**DO THIS:** Gather every line that includes the word "page", please.

START PROVIDED DATA

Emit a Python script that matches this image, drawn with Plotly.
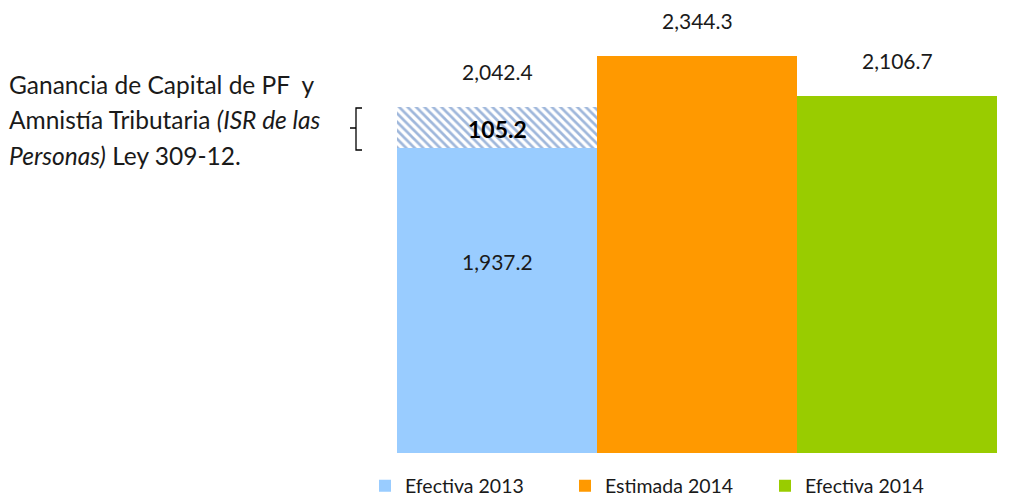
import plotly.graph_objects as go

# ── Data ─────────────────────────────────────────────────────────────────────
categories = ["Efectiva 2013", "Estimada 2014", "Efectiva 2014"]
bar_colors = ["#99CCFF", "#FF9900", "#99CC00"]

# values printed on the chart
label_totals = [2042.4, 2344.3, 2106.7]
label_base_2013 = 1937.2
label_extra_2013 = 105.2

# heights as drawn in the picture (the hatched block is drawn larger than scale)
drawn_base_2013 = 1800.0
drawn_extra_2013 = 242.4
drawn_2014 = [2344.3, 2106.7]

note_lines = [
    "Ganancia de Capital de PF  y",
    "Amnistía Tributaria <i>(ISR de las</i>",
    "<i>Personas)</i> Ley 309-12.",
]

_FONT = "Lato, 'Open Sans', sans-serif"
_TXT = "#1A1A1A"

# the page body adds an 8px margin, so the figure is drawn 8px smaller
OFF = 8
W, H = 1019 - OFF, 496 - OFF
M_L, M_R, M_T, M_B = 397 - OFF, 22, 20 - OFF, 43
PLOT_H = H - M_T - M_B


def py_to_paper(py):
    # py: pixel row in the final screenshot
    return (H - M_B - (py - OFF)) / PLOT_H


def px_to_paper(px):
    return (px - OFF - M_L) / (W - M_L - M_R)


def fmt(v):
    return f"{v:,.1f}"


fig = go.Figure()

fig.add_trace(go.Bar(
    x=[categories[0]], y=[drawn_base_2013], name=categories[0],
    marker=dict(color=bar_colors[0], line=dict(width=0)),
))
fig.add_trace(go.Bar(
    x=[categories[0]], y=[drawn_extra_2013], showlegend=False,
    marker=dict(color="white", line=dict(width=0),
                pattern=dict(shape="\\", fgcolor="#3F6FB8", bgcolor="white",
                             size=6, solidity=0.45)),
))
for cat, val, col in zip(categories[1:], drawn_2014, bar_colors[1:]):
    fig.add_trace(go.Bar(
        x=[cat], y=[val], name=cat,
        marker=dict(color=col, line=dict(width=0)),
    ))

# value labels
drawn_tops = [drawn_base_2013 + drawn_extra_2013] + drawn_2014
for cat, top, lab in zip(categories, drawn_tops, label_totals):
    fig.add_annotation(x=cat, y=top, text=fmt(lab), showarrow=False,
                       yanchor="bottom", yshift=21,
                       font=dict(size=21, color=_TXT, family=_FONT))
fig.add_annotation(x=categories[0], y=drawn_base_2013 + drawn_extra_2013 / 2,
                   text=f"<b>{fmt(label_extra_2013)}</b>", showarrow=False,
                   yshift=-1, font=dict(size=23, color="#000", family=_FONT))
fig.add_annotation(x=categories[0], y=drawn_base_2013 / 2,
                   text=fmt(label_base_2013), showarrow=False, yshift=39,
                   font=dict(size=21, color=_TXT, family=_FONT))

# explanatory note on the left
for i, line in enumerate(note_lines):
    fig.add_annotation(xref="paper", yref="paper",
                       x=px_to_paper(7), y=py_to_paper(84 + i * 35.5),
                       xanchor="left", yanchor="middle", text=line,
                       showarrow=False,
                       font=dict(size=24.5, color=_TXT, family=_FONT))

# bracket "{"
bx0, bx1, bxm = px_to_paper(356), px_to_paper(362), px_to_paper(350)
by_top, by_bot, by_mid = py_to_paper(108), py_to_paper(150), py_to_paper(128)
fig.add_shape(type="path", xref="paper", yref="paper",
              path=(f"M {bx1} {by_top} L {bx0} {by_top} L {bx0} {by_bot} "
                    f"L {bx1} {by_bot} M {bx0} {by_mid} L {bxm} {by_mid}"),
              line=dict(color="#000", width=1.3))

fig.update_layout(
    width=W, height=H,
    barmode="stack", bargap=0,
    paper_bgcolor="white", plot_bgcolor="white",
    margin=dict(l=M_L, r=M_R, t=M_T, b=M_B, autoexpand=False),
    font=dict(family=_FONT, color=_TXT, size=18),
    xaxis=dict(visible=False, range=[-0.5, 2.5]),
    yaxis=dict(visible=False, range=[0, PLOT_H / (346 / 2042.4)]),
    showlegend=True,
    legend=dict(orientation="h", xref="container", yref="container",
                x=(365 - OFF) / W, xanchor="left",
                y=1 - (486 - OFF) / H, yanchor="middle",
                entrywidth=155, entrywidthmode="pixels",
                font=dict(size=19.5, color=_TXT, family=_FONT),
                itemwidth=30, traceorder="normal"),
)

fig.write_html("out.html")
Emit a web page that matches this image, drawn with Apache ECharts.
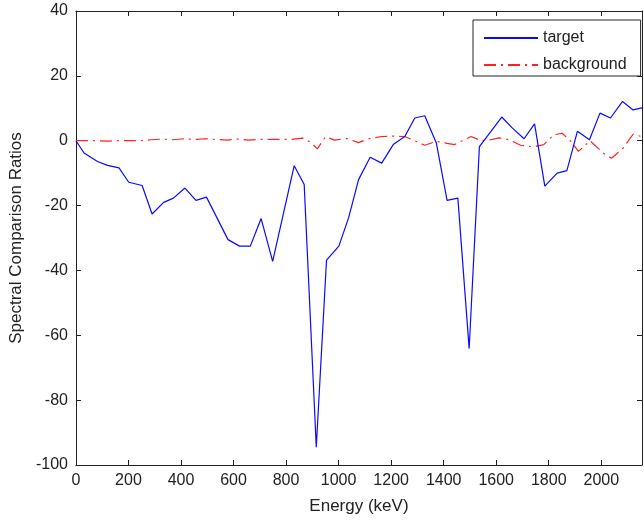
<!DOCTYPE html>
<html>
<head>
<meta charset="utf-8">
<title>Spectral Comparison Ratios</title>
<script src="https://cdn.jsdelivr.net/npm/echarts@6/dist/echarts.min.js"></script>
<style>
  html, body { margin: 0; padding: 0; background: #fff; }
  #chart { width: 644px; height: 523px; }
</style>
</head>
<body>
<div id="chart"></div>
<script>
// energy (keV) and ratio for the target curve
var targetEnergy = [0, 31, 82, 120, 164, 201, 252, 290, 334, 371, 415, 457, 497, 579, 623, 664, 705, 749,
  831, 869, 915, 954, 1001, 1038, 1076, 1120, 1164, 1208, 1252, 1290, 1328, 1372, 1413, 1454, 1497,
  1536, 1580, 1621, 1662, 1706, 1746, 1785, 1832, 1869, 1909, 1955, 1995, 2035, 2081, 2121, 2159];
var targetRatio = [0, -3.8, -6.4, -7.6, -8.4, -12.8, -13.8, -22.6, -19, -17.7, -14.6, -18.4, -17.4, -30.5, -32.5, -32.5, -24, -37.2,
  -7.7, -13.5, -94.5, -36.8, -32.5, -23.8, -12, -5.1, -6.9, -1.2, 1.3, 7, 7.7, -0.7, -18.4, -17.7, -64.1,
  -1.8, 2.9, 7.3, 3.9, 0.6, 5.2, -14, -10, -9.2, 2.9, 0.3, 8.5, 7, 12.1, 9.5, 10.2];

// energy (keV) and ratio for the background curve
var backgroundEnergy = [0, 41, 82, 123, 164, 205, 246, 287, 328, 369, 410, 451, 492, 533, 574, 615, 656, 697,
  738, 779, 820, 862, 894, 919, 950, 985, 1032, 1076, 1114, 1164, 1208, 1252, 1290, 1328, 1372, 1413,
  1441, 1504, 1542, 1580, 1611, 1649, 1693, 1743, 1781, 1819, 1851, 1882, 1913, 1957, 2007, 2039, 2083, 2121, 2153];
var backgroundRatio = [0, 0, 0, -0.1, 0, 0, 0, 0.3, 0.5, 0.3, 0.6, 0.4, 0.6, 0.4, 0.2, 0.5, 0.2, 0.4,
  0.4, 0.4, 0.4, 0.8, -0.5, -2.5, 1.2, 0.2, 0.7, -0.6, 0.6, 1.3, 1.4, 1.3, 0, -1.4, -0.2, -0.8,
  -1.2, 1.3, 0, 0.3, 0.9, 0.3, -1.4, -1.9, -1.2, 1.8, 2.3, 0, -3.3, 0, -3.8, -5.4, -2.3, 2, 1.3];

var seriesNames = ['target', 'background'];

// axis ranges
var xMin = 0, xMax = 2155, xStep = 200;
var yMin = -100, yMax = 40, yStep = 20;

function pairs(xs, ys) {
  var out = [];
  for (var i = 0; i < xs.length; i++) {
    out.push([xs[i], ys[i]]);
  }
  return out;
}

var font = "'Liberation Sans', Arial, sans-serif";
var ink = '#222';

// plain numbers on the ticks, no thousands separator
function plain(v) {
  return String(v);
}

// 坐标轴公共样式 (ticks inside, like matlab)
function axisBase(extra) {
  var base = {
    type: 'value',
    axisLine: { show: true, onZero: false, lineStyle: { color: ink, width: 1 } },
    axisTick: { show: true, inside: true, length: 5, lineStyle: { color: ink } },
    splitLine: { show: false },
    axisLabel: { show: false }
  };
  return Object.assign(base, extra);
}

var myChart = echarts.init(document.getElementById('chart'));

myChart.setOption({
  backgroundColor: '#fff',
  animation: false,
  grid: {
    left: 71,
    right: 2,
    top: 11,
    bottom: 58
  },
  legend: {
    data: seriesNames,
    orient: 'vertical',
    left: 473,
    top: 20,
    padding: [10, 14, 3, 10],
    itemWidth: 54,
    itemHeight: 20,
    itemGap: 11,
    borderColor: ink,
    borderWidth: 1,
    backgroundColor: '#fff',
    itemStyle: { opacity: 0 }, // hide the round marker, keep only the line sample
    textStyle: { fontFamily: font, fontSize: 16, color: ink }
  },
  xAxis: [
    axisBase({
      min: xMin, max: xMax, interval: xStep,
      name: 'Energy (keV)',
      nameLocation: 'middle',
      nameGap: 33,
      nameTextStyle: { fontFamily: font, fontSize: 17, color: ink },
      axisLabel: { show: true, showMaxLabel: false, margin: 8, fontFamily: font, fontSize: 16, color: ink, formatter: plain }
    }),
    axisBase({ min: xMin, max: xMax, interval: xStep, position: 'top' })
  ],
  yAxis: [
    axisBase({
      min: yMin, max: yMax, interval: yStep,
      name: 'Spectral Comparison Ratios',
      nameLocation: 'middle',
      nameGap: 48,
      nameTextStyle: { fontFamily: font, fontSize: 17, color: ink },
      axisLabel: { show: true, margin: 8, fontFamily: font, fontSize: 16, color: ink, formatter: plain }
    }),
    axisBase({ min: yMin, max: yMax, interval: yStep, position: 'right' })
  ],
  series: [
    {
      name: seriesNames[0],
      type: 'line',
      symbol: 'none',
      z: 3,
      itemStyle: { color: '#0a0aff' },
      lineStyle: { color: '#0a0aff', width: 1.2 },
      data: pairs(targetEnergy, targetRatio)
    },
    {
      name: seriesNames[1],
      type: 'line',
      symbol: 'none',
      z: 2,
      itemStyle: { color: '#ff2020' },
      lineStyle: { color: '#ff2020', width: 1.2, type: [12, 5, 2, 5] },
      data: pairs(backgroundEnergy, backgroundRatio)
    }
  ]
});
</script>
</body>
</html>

END PROVIDED DATA

**PROBLEM SOLUTION:**
# the page body adds an 8px margin, so the figure is drawn 8px smaller
Emit a web page that matches this image, drawn with Apache ECharts.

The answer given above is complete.